O perigo maior está na cartelização e na oligopolização dos meios de comunicação. Em alguns países, essas deformações são proibidas por lei. Em outros, caso do Brasil, a própria mídia dominante argumenta que controlar a (de)formação de redes tentaculares seria impor a censura e ferir a liberdade de expressão.
O governo se intimida e não ousa propor nada. E segue o baile dirigido pelos grupos que transformaram a comunicação social num negócio altamente rentável. O interesse público foi colocado de lado.
Bem ou mal, enquanto os profissionais da comunicação de massa seguem manuais técnicos e códigos morais que têm como norte o compromisso com os valores democráticos e os direitos humanos, os donos dos negócios midiáticos estão severamente subordinados ao pensamento único ditado pelas leis do mercado ou, seja, “para vender mais, fazemos qualquer negócio”.
Veja, a propósito, o que escreveu em seu último artigo na Carta Maior o ensaista Emir Sader: “O estilo de consumo ‘shopping  center’ se globalizou de maneira aparentemente avassaladora.

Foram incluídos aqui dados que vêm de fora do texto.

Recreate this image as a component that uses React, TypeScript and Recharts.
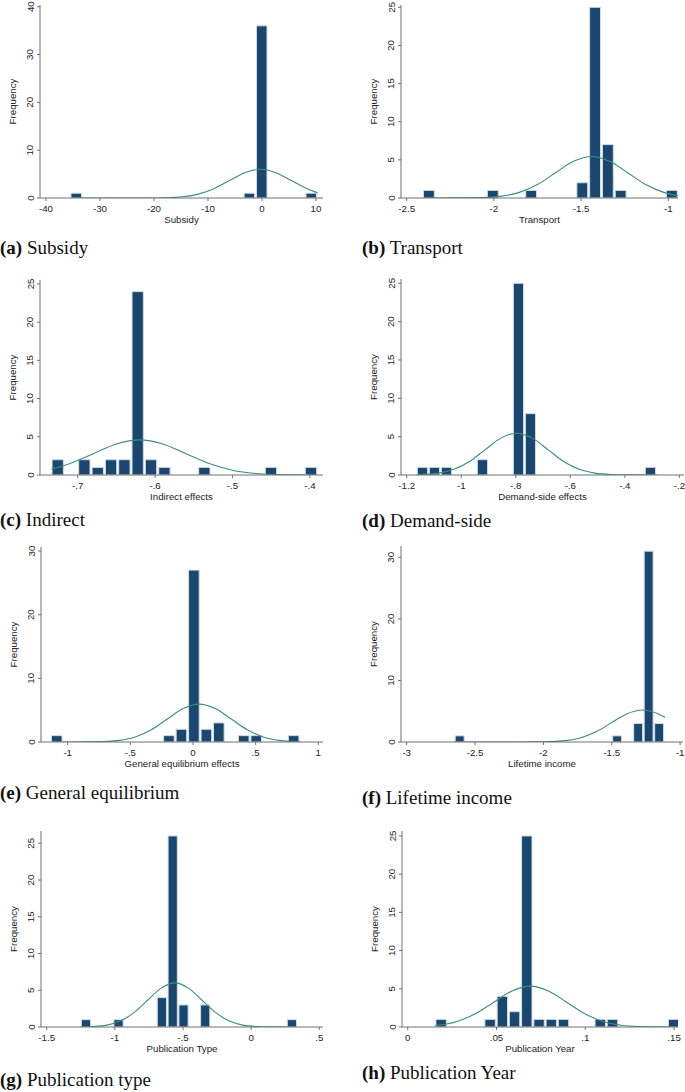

É uma espécie de ponta de lança do neoliberalismo, materializando seu principio geral, de que tudo é mercadoria, tudo tem preço, tudo se vende, tudo se compra”.

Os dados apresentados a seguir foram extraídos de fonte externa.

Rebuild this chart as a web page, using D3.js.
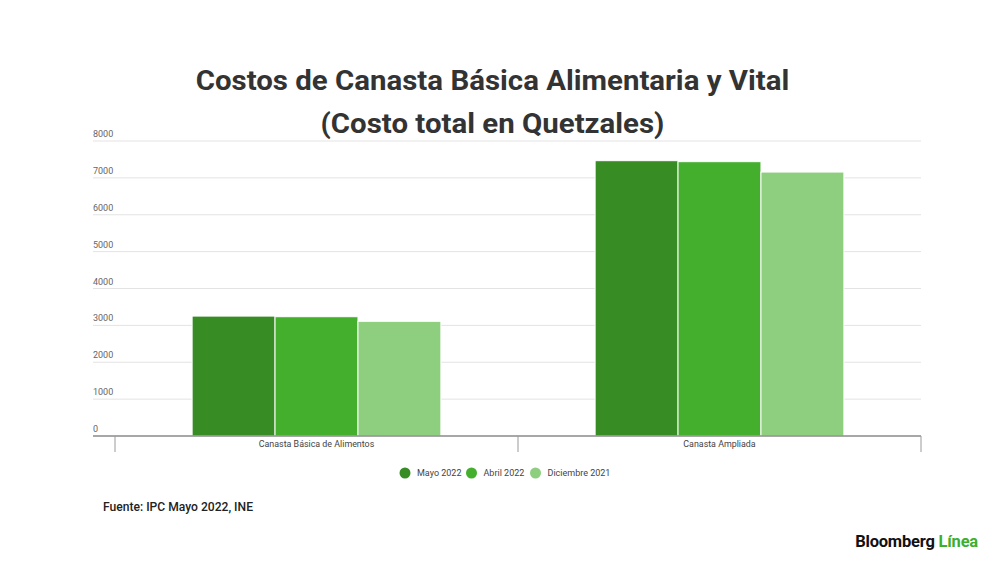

Sim, sempre houve um conflito entre a liberdade de expressão dos comunicadores profissionais e a necessidade de sobrevivência material dos empreendimentos midiáticos, mas nunca talvez na história da humanidade se viveu uma crise tão intensa e larga como a atual. Nesse contexto, o vigor da mídia digital é enganoso.
O estar conectado (ao mundo digital) é uma espécie de droga. Quem se sujeita à conexão permanente por meio dos diversos instrumentos de comunicação digital está inexoravelmente submetido às pautas do mercado, que se orienta pela razão mercantil.
O mercadejar insano que acompanha todos os movimentos em torno da modernização tecnológica conspira contra a vida em harmonia com a natureza, entendida como um contato amigável com animais, vegetais, terra, mar e ar.
Observe como muitas pessoas se tornaram, mais do que usuárias, dependentes, viciadas em aparelhos digitais, que servem à comunicação pessoal mas estão infiltrados por mil estratégias de mercantilização.
Esses instrumentos diabólicos que condensam telefonia, informática, eletrônica, máquina de escrever, canal de correio e notícias, aproximam as pessoas distantes e isolam quem está próximo.
Em qualquer lugar, podemos ver diversas pessoas juntas fisicamente, mas dispersas espiritualmente, graças ao uso das vias digitais disponíveis.
Até na rua as pessoas caminham de olho nos seus aparelhinhos de comunicação digital, buscando nutrir-se de informações superficiais e apressadas.
Aparentemente, a alienação sustentada pela mídia alimenta a robotização das pessoas. Tem-se a impressão de que a rede mundial de computadores assumiu efetivamente a liderança do processo de comunicação de massa, sobrepondo-se aos meios tradicionais – jornais, revistas, rádio, TV.
Está pendente de confirmação o vaticínio segundo o qual os meios impressos (jornal, revista, livro) vão morrer nas garras da mídia eletrônica, mas a verdade é que, atualmente, a comunicação de massa parece depender mais do tiroteio vigente na rede mundial de computadores do que da modorra dos meios convencionais de informação.
Diante dessa parafernália midiática, o que diria o agricultor da nossa história? Acredito que ele juntaria suas tralhas de pesca e diria:
“Minha gente, tô sartando fora!”
LEMBRETE DE OCASIÃO
“Para mim a política é a luta para que a maioria das pessoas tenha uma vida melhor. Viver melhor não é apenas ter mais: é ser feliz, e isso tem a ver com as carências materiais, mas também com outras coisas.”
Pepe Mujica, ex-presidente do Uruguai, que continua usando um fusca 1973 e morando numa chácara nos arredores de Montevidéu.